# [Exercise]
Each line of the listing that contains the word "matplotlib" is to be copied.

# [Data section]

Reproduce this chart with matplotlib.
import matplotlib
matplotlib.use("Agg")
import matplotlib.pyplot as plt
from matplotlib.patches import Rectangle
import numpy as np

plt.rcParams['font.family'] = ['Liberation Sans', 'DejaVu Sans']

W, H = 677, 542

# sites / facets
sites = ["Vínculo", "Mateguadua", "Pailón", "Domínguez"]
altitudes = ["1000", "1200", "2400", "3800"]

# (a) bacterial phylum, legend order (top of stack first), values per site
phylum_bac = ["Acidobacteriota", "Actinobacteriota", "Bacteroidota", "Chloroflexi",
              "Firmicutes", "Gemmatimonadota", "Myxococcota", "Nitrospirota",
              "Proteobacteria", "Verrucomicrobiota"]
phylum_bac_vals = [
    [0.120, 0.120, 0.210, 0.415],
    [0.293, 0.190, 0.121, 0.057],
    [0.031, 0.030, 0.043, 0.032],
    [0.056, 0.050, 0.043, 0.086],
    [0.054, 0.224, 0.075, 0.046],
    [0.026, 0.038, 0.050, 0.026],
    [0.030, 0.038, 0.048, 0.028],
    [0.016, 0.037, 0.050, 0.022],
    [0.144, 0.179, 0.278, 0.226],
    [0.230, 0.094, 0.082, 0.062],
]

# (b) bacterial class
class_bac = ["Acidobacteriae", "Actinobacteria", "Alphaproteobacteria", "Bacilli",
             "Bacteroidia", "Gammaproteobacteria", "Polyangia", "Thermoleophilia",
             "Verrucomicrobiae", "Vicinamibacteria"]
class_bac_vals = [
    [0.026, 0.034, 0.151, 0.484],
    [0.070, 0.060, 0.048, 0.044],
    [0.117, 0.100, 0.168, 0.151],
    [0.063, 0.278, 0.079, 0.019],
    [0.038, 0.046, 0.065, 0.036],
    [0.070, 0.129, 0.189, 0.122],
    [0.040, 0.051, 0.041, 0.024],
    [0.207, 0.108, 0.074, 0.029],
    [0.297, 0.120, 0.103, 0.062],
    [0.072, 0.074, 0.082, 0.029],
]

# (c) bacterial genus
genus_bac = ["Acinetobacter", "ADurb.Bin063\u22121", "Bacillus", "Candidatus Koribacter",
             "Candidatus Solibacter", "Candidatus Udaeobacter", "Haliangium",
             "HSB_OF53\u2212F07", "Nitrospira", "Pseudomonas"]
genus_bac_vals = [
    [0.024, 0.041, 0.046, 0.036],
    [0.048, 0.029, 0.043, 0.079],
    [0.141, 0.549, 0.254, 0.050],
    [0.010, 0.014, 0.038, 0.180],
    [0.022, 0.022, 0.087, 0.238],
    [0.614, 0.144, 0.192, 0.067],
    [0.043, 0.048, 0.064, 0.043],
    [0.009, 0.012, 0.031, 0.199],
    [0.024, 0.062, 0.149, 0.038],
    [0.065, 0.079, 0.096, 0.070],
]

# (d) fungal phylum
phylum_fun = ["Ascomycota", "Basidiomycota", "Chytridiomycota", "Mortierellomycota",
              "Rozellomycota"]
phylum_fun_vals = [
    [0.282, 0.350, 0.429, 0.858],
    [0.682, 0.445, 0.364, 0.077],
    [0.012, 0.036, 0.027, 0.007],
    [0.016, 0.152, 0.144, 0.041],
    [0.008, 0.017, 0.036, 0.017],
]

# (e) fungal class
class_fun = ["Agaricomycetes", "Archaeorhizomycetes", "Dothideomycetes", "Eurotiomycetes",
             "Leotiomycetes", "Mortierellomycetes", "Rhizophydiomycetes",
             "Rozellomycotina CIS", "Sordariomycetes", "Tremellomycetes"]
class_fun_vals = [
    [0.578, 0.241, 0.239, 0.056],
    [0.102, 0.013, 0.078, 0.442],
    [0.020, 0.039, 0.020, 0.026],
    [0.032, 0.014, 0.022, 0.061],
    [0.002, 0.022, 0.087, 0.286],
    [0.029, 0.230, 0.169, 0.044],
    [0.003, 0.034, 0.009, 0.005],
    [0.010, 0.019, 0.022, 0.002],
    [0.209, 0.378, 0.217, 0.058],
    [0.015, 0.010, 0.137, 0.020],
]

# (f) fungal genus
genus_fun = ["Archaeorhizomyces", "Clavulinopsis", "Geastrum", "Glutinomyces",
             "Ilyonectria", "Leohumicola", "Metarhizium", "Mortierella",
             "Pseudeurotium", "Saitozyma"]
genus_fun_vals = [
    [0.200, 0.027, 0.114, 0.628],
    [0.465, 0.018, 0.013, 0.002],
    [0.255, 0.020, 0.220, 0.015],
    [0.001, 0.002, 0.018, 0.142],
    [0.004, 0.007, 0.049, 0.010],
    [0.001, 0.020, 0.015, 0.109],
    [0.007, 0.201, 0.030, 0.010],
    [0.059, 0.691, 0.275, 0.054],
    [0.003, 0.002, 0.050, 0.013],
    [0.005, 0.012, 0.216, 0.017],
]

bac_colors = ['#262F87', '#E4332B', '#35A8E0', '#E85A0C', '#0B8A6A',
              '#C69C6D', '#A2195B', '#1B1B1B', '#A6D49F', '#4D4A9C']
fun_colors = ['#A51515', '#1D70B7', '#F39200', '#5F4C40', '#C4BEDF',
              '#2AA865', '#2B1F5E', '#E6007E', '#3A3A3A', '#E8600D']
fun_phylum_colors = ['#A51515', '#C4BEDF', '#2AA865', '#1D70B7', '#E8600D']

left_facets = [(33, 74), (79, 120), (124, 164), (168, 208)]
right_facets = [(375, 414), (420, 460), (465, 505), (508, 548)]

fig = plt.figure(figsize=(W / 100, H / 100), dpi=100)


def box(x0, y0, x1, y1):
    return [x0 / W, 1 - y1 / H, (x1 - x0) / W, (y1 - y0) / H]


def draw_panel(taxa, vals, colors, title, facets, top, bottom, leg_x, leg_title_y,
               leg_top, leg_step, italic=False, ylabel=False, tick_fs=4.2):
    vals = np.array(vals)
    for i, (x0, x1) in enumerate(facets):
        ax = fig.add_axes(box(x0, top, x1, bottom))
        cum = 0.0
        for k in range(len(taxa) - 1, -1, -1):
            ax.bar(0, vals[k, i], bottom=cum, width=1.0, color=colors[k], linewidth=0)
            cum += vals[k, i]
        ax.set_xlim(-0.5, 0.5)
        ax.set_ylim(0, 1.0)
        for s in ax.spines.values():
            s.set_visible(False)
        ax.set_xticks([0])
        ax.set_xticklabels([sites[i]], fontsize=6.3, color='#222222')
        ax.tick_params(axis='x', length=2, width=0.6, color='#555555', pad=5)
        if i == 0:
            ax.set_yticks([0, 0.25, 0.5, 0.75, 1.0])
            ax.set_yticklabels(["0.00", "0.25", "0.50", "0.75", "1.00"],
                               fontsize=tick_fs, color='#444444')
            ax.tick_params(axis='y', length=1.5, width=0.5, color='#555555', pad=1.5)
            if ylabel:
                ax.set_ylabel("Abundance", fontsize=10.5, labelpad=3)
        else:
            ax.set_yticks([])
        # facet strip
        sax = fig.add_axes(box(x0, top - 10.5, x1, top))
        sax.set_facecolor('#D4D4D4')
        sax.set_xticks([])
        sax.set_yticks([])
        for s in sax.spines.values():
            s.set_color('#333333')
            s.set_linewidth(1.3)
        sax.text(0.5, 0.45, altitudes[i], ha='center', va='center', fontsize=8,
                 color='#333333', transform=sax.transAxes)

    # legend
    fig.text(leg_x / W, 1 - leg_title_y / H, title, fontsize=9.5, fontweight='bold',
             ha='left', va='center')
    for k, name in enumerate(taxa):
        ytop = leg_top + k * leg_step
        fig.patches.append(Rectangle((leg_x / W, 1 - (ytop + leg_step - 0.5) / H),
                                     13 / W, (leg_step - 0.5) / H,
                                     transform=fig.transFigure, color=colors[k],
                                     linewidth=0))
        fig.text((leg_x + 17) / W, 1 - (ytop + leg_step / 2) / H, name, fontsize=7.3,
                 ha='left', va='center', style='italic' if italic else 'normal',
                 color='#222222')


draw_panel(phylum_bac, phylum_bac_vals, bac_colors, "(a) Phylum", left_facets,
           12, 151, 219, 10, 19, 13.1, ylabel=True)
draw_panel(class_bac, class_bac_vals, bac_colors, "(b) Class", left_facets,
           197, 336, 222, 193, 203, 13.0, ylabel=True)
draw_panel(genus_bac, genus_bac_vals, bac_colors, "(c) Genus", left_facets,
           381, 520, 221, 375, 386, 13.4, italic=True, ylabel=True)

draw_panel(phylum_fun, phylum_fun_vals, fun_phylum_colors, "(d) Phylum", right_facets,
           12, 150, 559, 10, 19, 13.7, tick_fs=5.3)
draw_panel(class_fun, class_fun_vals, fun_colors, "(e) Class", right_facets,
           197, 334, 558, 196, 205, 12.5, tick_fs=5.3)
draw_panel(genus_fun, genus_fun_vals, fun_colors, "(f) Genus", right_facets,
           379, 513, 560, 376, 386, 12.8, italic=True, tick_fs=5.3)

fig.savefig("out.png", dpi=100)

# [Task answer]
Reproduce this chart with matplotlib.
import matplotlib
matplotlib.use("Agg")
import matplotlib.pyplot as plt
from matplotlib.patches import Rectangle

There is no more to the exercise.